Very likely that some degree of funding came from MS, usage of MS software is likely part of the contract.
Very likely that some degree of funding came from MS
are you 8 years old?
MS got a thick government contract.
My question exactly: The computers should be purpose-built, including the operating system.
Why TF aren't they using something like NASA Linux‽
If they made it open source you bet your ass they'd get shittons of free support from the global community! If they're running my software I'd be willing to hop on a call with the command center on any day at any hour!
"Yes, I know it's Christmas but NASA is having some trouble with a systemd script on a space ship that's currently in space..."
I’m guessing it’s one of two things:
It could be two shortcuts to outlook. One might actually be Outlook classic.
Another issue could be a dreaded dual mailbox scenario that occurs when an hybrid on-premises user account gets a mailbox in exchange online before their on-prem account has its attributes created. It’s annoying to deal with and fix.
I’m curious as to what the issue is and how they fix it.

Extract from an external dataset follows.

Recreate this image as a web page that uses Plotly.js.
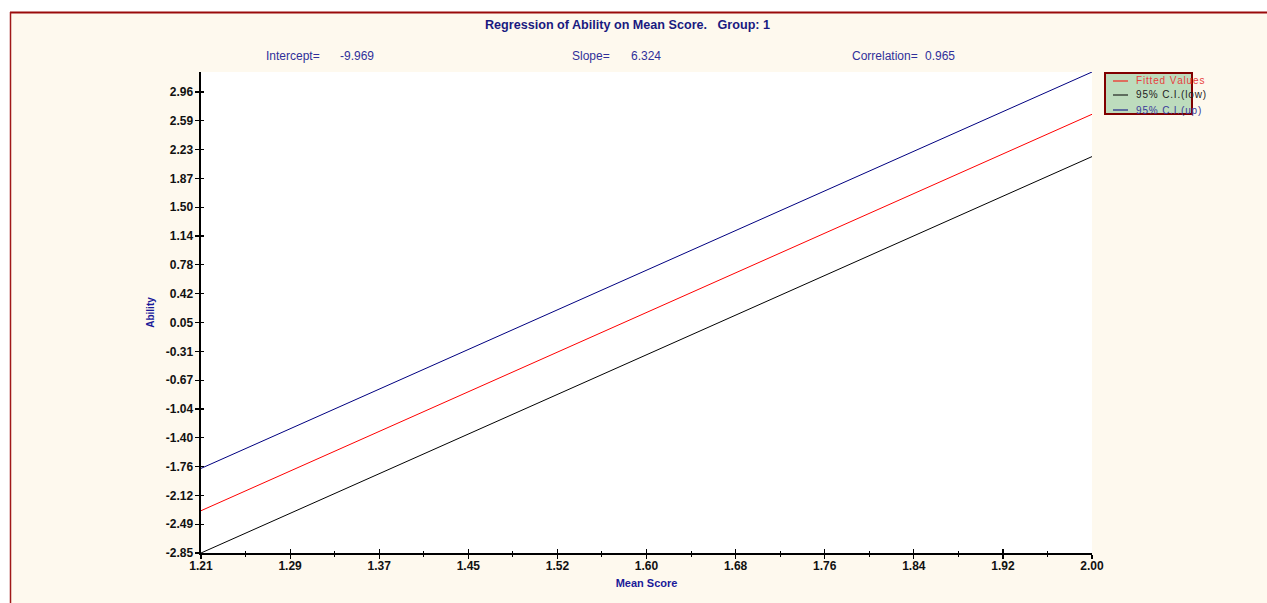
<!DOCTYPE html>
<html>
<head>
<meta charset="utf-8">
<script src="https://cdn.plot.ly/plotly-3.0.1.min.js"></script>
<style>
  html, body { margin: 0; padding: 0; background: #ffffff; }
  #chart { width: 1267px; height: 603px; }
</style>
</head>
<body>
<div id="chart"></div>
<script>
// ---- data ----
const meanScore   = [1.21, 2.00];
const fitted      = [-2.317, 2.679];
const ciLow       = [-2.850, 2.146];
const ciUp        = [-1.784, 3.212];
const seriesNames = ["Fitted Values", "95% C.I.(low)", "95% C.I.(up)"];
const xTickLabels = ["1.21","1.29","1.37","1.45","1.52","1.60","1.68","1.76","1.84","1.92","2.00"];
const yTickLabels = ["-2.85","-2.49","-2.12","-1.76","-1.40","-1.04","-0.67","-0.31","0.05","0.42","0.78","1.14","1.50","1.87","2.23","2.59","2.96"];
const statLabels  = ["Intercept=", "Slope=", "Correlation="];
const statValues  = ["-9.969", "6.324", "0.965"];
const titleText   = "Regression of Ability on Mean Score.   Group: 1";

// ---- layout helpers ----
const W = 1267, H = 603;
const L = 201, R = 1092, T = 72, B = 553;
const PX = p => (p - L) / (R - L);
const PY = p => (B - p) / (B - T);

const xRange = [1.21, 2.00];
const yRange = [-2.85, 3.212];
const xStep = (xRange[1] - xRange[0]) / (xTickLabels.length - 1);
const xTickVals = xTickLabels.map((_, i) => xRange[0] + i * xStep);
const yStep = (parseFloat(yTickLabels[yTickLabels.length-1]) - parseFloat(yTickLabels[0])) / (yTickLabels.length - 1);
const yTickVals = yTickLabels.map((_, i) => parseFloat(yTickLabels[0]) + i * yStep);

const colors = ["#ff0000", "#000000", "#000080"];
const legendTextColors = ["#e84040", "#222222", "#3a3a9a"];
const FONT = "Liberation Sans, Arial, sans-serif";

const traces = [
  { x: meanScore, y: fitted, name: seriesNames[0], mode: "lines", line: { color: colors[0], width: 1 } },
  { x: meanScore, y: ciLow,  name: seriesNames[1], mode: "lines", line: { color: colors[1], width: 1 } },
  { x: meanScore, y: ciUp,   name: seriesNames[2], mode: "lines", line: { color: colors[2], width: 1 } }
];

const shapes = [
  // white margin above / left of the frame
  { type: "rect", xref: "paper", yref: "paper", x0: PX(-5), x1: PX(W + 5), y0: PY(12), y1: PY(-5), fillcolor: "#ffffff", line: { width: 0 } },
  { type: "rect", xref: "paper", yref: "paper", x0: PX(-5), x1: PX(10), y0: PY(H + 5), y1: PY(-5), fillcolor: "#ffffff", line: { width: 0 } },
  // frame border
  { type: "line", xref: "paper", yref: "paper", x0: PX(10), x1: PX(W + 5), y0: PY(12.5), y1: PY(12.5), line: { color: "#9a0a0a", width: 2 } },
  { type: "line", xref: "paper", yref: "paper", x0: PX(10.5), x1: PX(10.5), y0: PY(12), y1: PY(H + 5), line: { color: "#a01818", width: 1.5 } },
  // legend box
  { type: "rect", xref: "paper", yref: "paper", x0: PX(1105), x1: PX(1192), y0: PY(114), y1: PY(73), fillcolor: "#bddcbd", line: { color: "#800000", width: 2 } }
];

const legendY = [81, 95, 110];
const annotations = [];
seriesNames.forEach((n, i) => {
  shapes.push({ type: "line", xref: "paper", yref: "paper", x0: PX(1113), x1: PX(1128), y0: PY(legendY[i]), y1: PY(legendY[i]), line: { color: colors[i], width: 1 } });
  annotations.push({ xref: "paper", yref: "paper", x: PX(1134), y: PY(legendY[i]), xanchor: "left", yanchor: "middle", showarrow: false,
    text: n.split("").join("\u200A"), font: { family: FONT, size: 10, color: legendTextColors[i] } });
});

annotations.push({ xref: "paper", yref: "paper", x: PX(627), y: PY(25), xanchor: "center", yanchor: "middle", showarrow: false,
  text: "<b>" + titleText.replace(/   /g, "&nbsp;&nbsp;&nbsp;") + "</b>", font: { family: FONT, size: 12.6, color: "#1a1a80" } });

const statLabelX = [264, 570, 850];
const statValueX = [338, 629, 923];
statLabels.forEach((s, i) => {
  annotations.push({ xref: "paper", yref: "paper", x: PX(statLabelX[i]), y: PY(56), xanchor: "left", yanchor: "middle", showarrow: false,
    text: s, font: { family: FONT, size: 12, color: "#30309a" } });
  annotations.push({ xref: "paper", yref: "paper", x: PX(statValueX[i]), y: PY(56), xanchor: "left", yanchor: "middle", showarrow: false,
    text: statValues[i], font: { family: FONT, size: 12, color: "#30309a" } });
});

const tickFont = { family: FONT, size: 12, color: "#111111", weight: "bold" };

const layout = {
  width: W, height: H,
  margin: { l: L, r: W - R, t: T, b: H - B, pad: 0 },
  paper_bgcolor: "#fef9ee",
  plot_bgcolor: "#ffffff",
  showlegend: false,
  xaxis: {
    range: xRange, tickmode: "array", tickvals: xTickVals, ticktext: xTickLabels,
    showgrid: false, zeroline: false, showline: true, linecolor: "#000000", linewidth: 1.5,
    ticks: "outside", ticklen: 4, tickwidth: 1.2, tickcolor: "#000000", ticklabelstandoff: -3,
    minor: { tickmode: "linear", tick0: xRange[0] + xStep / 2, dtick: xStep, ticks: "outside", ticklen: 2, tickwidth: 1, tickcolor: "#000000", showgrid: false },
    tickfont: tickFont,
    title: { text: "<b>Mean Score</b>", font: { family: FONT, size: 11, color: "#1a1a99" }, standoff: 7 },
    fixedrange: true
  },
  xaxis2: {
    overlaying: "x", range: xRange, tickmode: "array", tickvals: xTickVals, showticklabels: false,
    showgrid: false, zeroline: false, showline: false,
    ticks: "inside", ticklen: 4, tickwidth: 1.2, tickcolor: "#000000",
    minor: { tickmode: "linear", tick0: xRange[0] + xStep / 2, dtick: xStep, ticks: "inside", ticklen: 2, tickwidth: 1, tickcolor: "#000000", showgrid: false }
  },
  yaxis: {
    range: yRange, tickmode: "array", tickvals: yTickVals, ticktext: yTickLabels,
    showgrid: false, zeroline: false, showline: true, linecolor: "#000000", linewidth: 2.5,
    ticks: "outside", ticklen: 4, tickwidth: 1.2, tickcolor: "#000000", ticklabelstandoff: -1,
    tickfont: tickFont,
    title: { text: "<b>Ability</b>", font: { family: FONT, size: 10, color: "#1a1a99" }, standoff: 9 },
    fixedrange: true
  },
  yaxis2: {
    overlaying: "y", range: yRange, tickmode: "array", tickvals: yTickVals, showticklabels: false,
    showgrid: false, zeroline: false, showline: false,
    ticks: "inside", ticklen: 3, tickwidth: 1.2, tickcolor: "#000000"
  },
  shapes: shapes,
  annotations: annotations
};

// invisible trace to activate the overlay axes
traces.push({ x: [xRange[0]], y: [yRange[0]], xaxis: "x2", yaxis: "y2", mode: "markers", marker: { opacity: 0 }, hoverinfo: "skip", showlegend: false });

Plotly.newPlot("chart", traces, layout, { displayModeBar: false, staticPlot: true });
</script>
</body>
</html>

I would assume that latency and bandwidth are a big problem and they have WAN acceleration going on, which can cause some apps to bug out.
I actually helped Riberbed identify and fix a bug with Exchange optimization that took 4 years to fix. The tech I worked with for about a year when we identified it called me up 3 years later to tell me himself that they fixed and closed it.
Judging by the two Outlooks installed on my cooperate machine I'm guessing Outlook and Outlook (classic) are the two installed... Though they could have "Outlook for Windows" installed too as I see it offering it to me via the Windows store.
Haha! Space travel, meet rolling releases.
They didn't pay their subscription fees, obviously. Duh.
(I only read the title) So that is within the allowed tolerance of working parameters bcs they never performed better during testing either.